INFORMATION PROVIDED:
● ● ● ● ● ● ●

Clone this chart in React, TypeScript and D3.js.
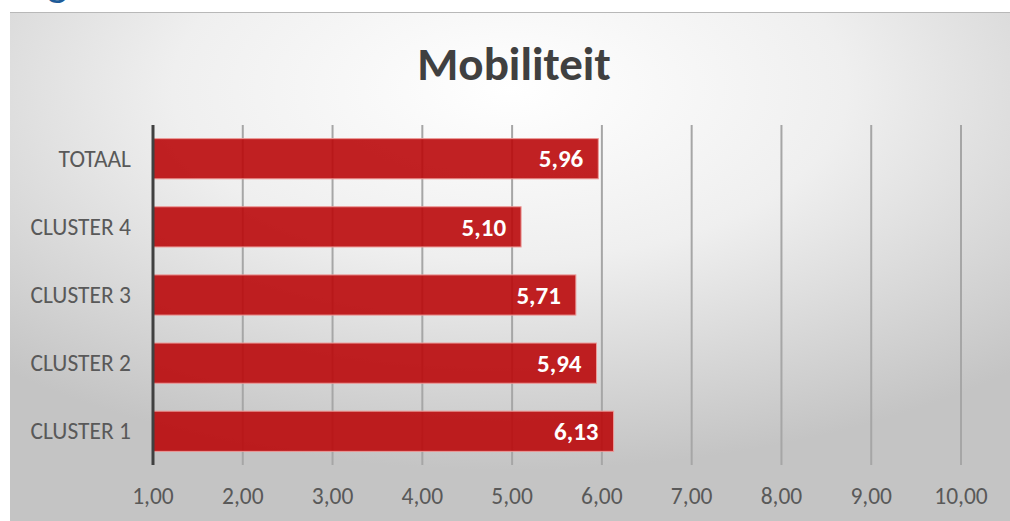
import React from "react";
import * as d3 from "d3";

const categories = ["TOTAAL", "CLUSTER 4", "CLUSTER 3", "CLUSTER 2", "CLUSTER 1"];
const values = [5.96, 5.1, 5.71, 5.94, 6.13];
const tickValues = [1, 2, 3, 4, 5, 6, 7, 8, 9, 10];

const W = 1010;
const H = 521;
const margin = { top: 125, right: 49, bottom: 56, left: 153 };

const fmt = (v: number) => v.toFixed(2).replace(".", ",");
const font = "Carlito, 'Open Sans', 'Liberation Sans', sans-serif";

const App: React.FC = () => {
  const x = d3
    .scaleLinear()
    .domain([1, 10])
    .range([margin.left, W - margin.right]);
  const y = d3
    .scaleBand()
    .domain(categories)
    .range([margin.top, H - margin.bottom])
    .paddingInner(0.41)
    .paddingOuter(0.2);

  const bottom = H - margin.bottom;

  return (
    <div style={{ position: "absolute", left: 0, top: 0 }}>
      <svg width={W} height={H} style={{ display: "block" }}>
        <defs>
          <radialGradient id="bg" cx="0.5" cy="0.15" r="0.75">
            <stop offset="0" stopColor="#ffffff" />
            <stop offset="0.45" stopColor="#efefef" />
            <stop offset="1" stopColor="#c4c4c4" />
          </radialGradient>
        </defs>
        <rect x={0} y={0} width={W} height={H} fill="#ffffff" />
        <text x={47} y={-4} fontSize={44} fill="#1f5c99" fontFamily={font}>
          g
        </text>
        <rect x={10} y={12} width={W - 10} height={H - 12} fill="url(#bg)" />
        <line x1={10} x2={W} y1={12.5} y2={12.5} stroke="#b8b8b8" strokeWidth={1} />

        <text
          x={514}
          y={80}
          textAnchor="middle"
          fontSize={47}
          fontWeight="bold"
          fill="#404040"
          fontFamily={font}
        >
          Mobiliteit
        </text>

        {tickValues.slice(1).map((t) => (
          <line
            key={t}
            x1={x(t)}
            x2={x(t)}
            y1={margin.top}
            y2={bottom}
            stroke="#a6a6a6"
            strokeWidth={2}
          />
        ))}

        {categories.map((c, i) => (
          <g key={c}>
            <rect
              x={x(1)}
              y={y(c)}
              width={x(values[i]) - x(1)}
              height={y.bandwidth()}
              fill="#ba090b"
              fillOpacity={0.9}
              stroke="#ec9a98"
              strokeWidth={1}
            />
            <text
              x={x(values[i]) - 15}
              y={(y(c) as number) + y.bandwidth() / 2}
              dy="0.35em"
              textAnchor="end"
              fontSize={25}
              fontWeight="bold"
              fill="#ffffff"
              fontFamily={font}
            >
              {fmt(values[i])}
            </text>
            <text
              x={131}
              y={(y(c) as number) + y.bandwidth() / 2}
              dy="0.35em"
              textAnchor="end"
              fontSize={23.5}
              fill="#595959"
              fontFamily={font}
            >
              {c}
            </text>
          </g>
        ))}

        <line
          x1={x(1)}
          x2={x(1)}
          y1={margin.top}
          y2={bottom}
          stroke="#404040"
          strokeWidth={3}
        />

        {tickValues.map((t) => (
          <text
            key={t}
            x={x(t)}
            y={496}
            dy="0.35em"
            textAnchor="middle"
            fontSize={23.5}
            fill="#595959"
            fontFamily={font}
          >
            {fmt(t)}
          </text>
        ))}
      </svg>
    </div>
  );
};

export default App;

● ● ● ● ● ● ●

WHAT THE TASK REQUIRES:
Give back every line exactly as it stands, pictures excluded.

ANSWER TO THE EXERCISE:
Clone this chart in React, TypeScript and D3.js.
import React from "react";
import * as d3 from "d3";

const categories = ["TOTAAL", "CLUSTER 4", "CLUSTER 3", "CLUSTER 2", "CLUSTER 1"];
const values = [5.96, 5.1, 5.71, 5.94, 6.13];
const tickValues = [1, 2, 3, 4, 5, 6, 7, 8, 9, 10];

const W = 1010;
const H = 521;
const margin = { top: 125, right: 49, bottom: 56, left: 153 };

const fmt = (v: number) => v.toFixed(2).replace(".", ",");
const font = "Carlito, 'Open Sans', 'Liberation Sans', sans-serif";

const App: React.FC = () => {
  const x = d3
    .scaleLinear()
    .domain([1, 10])
    .range([margin.left, W - margin.right]);
  const y = d3
    .scaleBand()
    .domain(categories)
    .range([margin.top, H - margin.bottom])
    .paddingInner(0.41)
    .paddingOuter(0.2);

  const bottom = H - margin.bottom;

  return (
    <div style={{ position: "absolute", left: 0, top: 0 }}>
      <svg width={W} height={H} style={{ display: "block" }}>
        <defs>
          <radialGradient id="bg" cx="0.5" cy="0.15" r="0.75">
            <stop offset="0" stopColor="#ffffff" />
            <stop offset="0.45" stopColor="#efefef" />
            <stop offset="1" stopColor="#c4c4c4" />
          </radialGradient>
        </defs>
        <rect x={0} y={0} width={W} height={H} fill="#ffffff" />
        <text x={47} y={-4} fontSize={44} fill="#1f5c99" fontFamily={font}>
          g
        </text>
        <rect x={10} y={12} width={W - 10} height={H - 12} fill="url(#bg)" />
        <line x1={10} x2={W} y1={12.5} y2={12.5} stroke="#b8b8b8" strokeWidth={1} />

        <text
          x={514}
          y={80}
          textAnchor="middle"
          fontSize={47}
          fontWeight="bold"
          fill="#404040"
          fontFamily={font}
        >
          Mobiliteit
        </text>

        {tickValues.slice(1).map((t) => (
          <line
            key={t}
            x1={x(t)}
            x2={x(t)}
            y1={margin.top}
            y2={bottom}
            stroke="#a6a6a6"
            strokeWidth={2}
          />
        ))}

        {categories.map((c, i) => (
          <g key={c}>
            <rect
              x={x(1)}
              y={y(c)}
              width={x(values[i]) - x(1)}
              height={y.bandwidth()}
              fill="#ba090b"
              fillOpacity={0.9}
              stroke="#ec9a98"
              strokeWidth={1}
            />
            <text
              x={x(values[i]) - 15}
              y={(y(c) as number) + y.bandwidth() / 2}
              dy="0.35em"
              textAnchor="end"
              fontSize={25}
              fontWeight="bold"
              fill="#ffffff"
              fontFamily={font}
            >
              {fmt(values[i])}
            </text>
            <text
              x={131}
              y={(y(c) as number) + y.bandwidth() / 2}
              dy="0.35em"
              textAnchor="end"
              fontSize={23.5}
              fill="#595959"
              fontFamily={font}
            >
              {c}
            </text>
          </g>
        ))}

        <line
          x1={x(1)}
          x2={x(1)}
          y1={margin.top}
          y2={bottom}
          stroke="#404040"
          strokeWidth={3}
        />

        {tickValues.map((t) => (
          <text
            key={t}
            x={x(t)}
            y={496}
            dy="0.35em"
            textAnchor="middle"
            fontSize={23.5}
            fill="#595959"
            fontFamily={font}
          >
            {fmt(t)}
          </text>
        ))}
      </svg>
    </div>
  );
};

export default App;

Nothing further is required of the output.